=== SHORT EXERCISE ===
Print word for word the first line of the listing below and every line after it, through the line with "30.2, 10.7, 41)]". Leave out the pictures and the rest.

=== SUPPLIED MATERIAL ===
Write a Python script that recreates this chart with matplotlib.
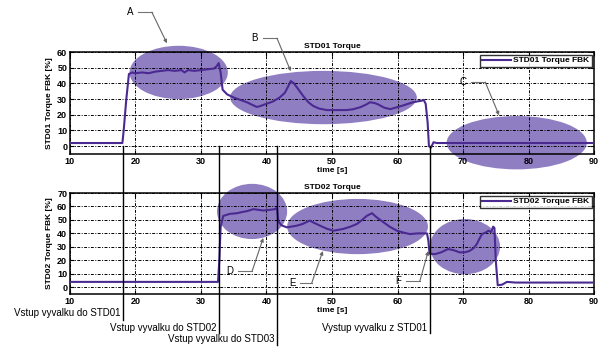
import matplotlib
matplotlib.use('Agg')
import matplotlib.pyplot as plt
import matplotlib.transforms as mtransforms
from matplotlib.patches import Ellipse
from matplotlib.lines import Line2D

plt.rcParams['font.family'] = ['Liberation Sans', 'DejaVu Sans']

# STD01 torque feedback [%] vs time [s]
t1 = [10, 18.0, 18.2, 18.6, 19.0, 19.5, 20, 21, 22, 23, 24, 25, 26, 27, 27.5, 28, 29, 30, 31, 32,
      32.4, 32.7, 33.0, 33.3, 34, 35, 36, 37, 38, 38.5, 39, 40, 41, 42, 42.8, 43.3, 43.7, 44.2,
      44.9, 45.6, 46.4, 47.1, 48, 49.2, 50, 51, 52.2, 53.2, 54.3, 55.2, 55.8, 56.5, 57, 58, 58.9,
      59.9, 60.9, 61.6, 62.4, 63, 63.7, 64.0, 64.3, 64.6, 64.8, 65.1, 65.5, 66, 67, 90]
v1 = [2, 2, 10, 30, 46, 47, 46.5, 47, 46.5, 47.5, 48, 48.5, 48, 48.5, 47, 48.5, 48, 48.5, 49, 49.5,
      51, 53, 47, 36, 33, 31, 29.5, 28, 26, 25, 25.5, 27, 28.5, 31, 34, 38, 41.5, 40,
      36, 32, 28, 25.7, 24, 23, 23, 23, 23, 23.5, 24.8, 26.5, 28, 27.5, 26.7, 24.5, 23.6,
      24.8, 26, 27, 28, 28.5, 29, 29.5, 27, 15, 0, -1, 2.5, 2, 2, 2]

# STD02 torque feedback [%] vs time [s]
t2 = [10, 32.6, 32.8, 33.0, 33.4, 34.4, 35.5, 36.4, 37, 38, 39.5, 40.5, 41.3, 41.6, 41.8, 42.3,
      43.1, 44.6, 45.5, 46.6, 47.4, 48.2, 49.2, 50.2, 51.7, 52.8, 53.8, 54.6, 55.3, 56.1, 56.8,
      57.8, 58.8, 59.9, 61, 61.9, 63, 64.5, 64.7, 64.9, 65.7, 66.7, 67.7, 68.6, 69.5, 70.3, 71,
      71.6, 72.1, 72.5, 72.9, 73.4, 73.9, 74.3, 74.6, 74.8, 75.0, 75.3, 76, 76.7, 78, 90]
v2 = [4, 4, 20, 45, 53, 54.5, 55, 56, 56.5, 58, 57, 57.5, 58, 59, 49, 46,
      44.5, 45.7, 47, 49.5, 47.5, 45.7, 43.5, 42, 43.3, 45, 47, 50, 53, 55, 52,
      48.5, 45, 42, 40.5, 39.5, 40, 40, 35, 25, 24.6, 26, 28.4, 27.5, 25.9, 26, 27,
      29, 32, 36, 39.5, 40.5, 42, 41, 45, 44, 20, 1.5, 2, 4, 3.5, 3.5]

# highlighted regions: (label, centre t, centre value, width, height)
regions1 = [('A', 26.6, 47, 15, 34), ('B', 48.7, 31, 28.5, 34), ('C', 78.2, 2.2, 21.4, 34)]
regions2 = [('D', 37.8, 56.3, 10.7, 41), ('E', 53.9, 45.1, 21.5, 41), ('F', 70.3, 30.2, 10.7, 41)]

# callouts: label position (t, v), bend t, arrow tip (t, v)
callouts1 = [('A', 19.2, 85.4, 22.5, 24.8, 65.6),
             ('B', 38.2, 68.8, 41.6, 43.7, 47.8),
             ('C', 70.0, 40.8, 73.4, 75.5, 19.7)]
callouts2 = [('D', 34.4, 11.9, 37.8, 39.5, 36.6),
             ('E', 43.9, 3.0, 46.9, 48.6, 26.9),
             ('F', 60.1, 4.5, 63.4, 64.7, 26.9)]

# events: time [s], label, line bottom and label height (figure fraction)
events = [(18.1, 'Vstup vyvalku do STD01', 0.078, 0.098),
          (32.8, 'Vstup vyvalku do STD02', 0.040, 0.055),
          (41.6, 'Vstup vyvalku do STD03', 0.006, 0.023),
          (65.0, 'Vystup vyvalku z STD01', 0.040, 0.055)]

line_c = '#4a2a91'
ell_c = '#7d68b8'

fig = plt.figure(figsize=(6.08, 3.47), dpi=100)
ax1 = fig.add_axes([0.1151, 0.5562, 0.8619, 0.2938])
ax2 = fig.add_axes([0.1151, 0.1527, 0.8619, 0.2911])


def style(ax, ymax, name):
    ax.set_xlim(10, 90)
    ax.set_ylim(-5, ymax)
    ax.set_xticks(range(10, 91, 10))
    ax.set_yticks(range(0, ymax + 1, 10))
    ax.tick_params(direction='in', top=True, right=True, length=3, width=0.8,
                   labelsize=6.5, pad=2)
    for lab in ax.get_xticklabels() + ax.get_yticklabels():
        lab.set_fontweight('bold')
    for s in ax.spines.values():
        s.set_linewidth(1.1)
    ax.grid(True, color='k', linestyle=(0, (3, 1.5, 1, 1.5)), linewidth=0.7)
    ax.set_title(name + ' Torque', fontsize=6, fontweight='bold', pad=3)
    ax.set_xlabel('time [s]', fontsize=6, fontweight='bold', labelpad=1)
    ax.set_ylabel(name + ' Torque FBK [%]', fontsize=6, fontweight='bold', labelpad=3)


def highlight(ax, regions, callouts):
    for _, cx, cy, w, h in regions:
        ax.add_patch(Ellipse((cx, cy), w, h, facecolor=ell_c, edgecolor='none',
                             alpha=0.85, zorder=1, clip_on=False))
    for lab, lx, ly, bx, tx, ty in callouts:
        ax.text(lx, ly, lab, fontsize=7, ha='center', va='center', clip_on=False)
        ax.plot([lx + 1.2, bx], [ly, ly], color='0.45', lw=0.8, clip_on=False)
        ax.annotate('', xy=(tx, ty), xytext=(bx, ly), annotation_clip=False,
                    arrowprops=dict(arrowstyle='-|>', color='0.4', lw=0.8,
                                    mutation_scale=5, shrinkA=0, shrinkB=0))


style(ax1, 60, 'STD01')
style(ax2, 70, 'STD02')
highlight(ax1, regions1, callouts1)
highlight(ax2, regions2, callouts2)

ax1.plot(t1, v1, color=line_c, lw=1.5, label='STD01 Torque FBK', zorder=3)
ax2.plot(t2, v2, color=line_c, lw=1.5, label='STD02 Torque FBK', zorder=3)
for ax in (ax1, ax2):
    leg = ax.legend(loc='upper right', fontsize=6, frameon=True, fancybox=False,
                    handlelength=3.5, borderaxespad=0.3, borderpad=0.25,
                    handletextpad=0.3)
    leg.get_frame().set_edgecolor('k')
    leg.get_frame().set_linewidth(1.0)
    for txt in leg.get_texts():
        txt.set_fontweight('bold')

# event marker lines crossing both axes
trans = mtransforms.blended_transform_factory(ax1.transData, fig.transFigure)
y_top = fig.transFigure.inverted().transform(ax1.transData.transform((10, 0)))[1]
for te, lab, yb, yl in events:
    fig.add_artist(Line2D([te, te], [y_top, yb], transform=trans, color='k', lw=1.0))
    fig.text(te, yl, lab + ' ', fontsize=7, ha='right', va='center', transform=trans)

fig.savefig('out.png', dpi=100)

=== WORKED ANSWER ===
Write a Python script that recreates this chart with matplotlib.
import matplotlib
matplotlib.use('Agg')
import matplotlib.pyplot as plt
import matplotlib.transforms as mtransforms
from matplotlib.patches import Ellipse
from matplotlib.lines import Line2D

plt.rcParams['font.family'] = ['Liberation Sans', 'DejaVu Sans']

# STD01 torque feedback [%] vs time [s]
t1 = [10, 18.0, 18.2, 18.6, 19.0, 19.5, 20, 21, 22, 23, 24, 25, 26, 27, 27.5, 28, 29, 30, 31, 32,
      32.4, 32.7, 33.0, 33.3, 34, 35, 36, 37, 38, 38.5, 39, 40, 41, 42, 42.8, 43.3, 43.7, 44.2,
      44.9, 45.6, 46.4, 47.1, 48, 49.2, 50, 51, 52.2, 53.2, 54.3, 55.2, 55.8, 56.5, 57, 58, 58.9,
      59.9, 60.9, 61.6, 62.4, 63, 63.7, 64.0, 64.3, 64.6, 64.8, 65.1, 65.5, 66, 67, 90]
v1 = [2, 2, 10, 30, 46, 47, 46.5, 47, 46.5, 47.5, 48, 48.5, 48, 48.5, 47, 48.5, 48, 48.5, 49, 49.5,
      51, 53, 47, 36, 33, 31, 29.5, 28, 26, 25, 25.5, 27, 28.5, 31, 34, 38, 41.5, 40,
      36, 32, 28, 25.7, 24, 23, 23, 23, 23, 23.5, 24.8, 26.5, 28, 27.5, 26.7, 24.5, 23.6,
      24.8, 26, 27, 28, 28.5, 29, 29.5, 27, 15, 0, -1, 2.5, 2, 2, 2]

# STD02 torque feedback [%] vs time [s]
t2 = [10, 32.6, 32.8, 33.0, 33.4, 34.4, 35.5, 36.4, 37, 38, 39.5, 40.5, 41.3, 41.6, 41.8, 42.3,
      43.1, 44.6, 45.5, 46.6, 47.4, 48.2, 49.2, 50.2, 51.7, 52.8, 53.8, 54.6, 55.3, 56.1, 56.8,
      57.8, 58.8, 59.9, 61, 61.9, 63, 64.5, 64.7, 64.9, 65.7, 66.7, 67.7, 68.6, 69.5, 70.3, 71,
      71.6, 72.1, 72.5, 72.9, 73.4, 73.9, 74.3, 74.6, 74.8, 75.0, 75.3, 76, 76.7, 78, 90]
v2 = [4, 4, 20, 45, 53, 54.5, 55, 56, 56.5, 58, 57, 57.5, 58, 59, 49, 46,
      44.5, 45.7, 47, 49.5, 47.5, 45.7, 43.5, 42, 43.3, 45, 47, 50, 53, 55, 52,
      48.5, 45, 42, 40.5, 39.5, 40, 40, 35, 25, 24.6, 26, 28.4, 27.5, 25.9, 26, 27,
      29, 32, 36, 39.5, 40.5, 42, 41, 45, 44, 20, 1.5, 2, 4, 3.5, 3.5]

# highlighted regions: (label, centre t, centre value, width, height)
regions1 = [('A', 26.6, 47, 15, 34), ('B', 48.7, 31, 28.5, 34), ('C', 78.2, 2.2, 21.4, 34)]
regions2 = [('D', 37.8, 56.3, 10.7, 41), ('E', 53.9, 45.1, 21.5, 41), ('F', 70.3, 30.2, 10.7, 41)]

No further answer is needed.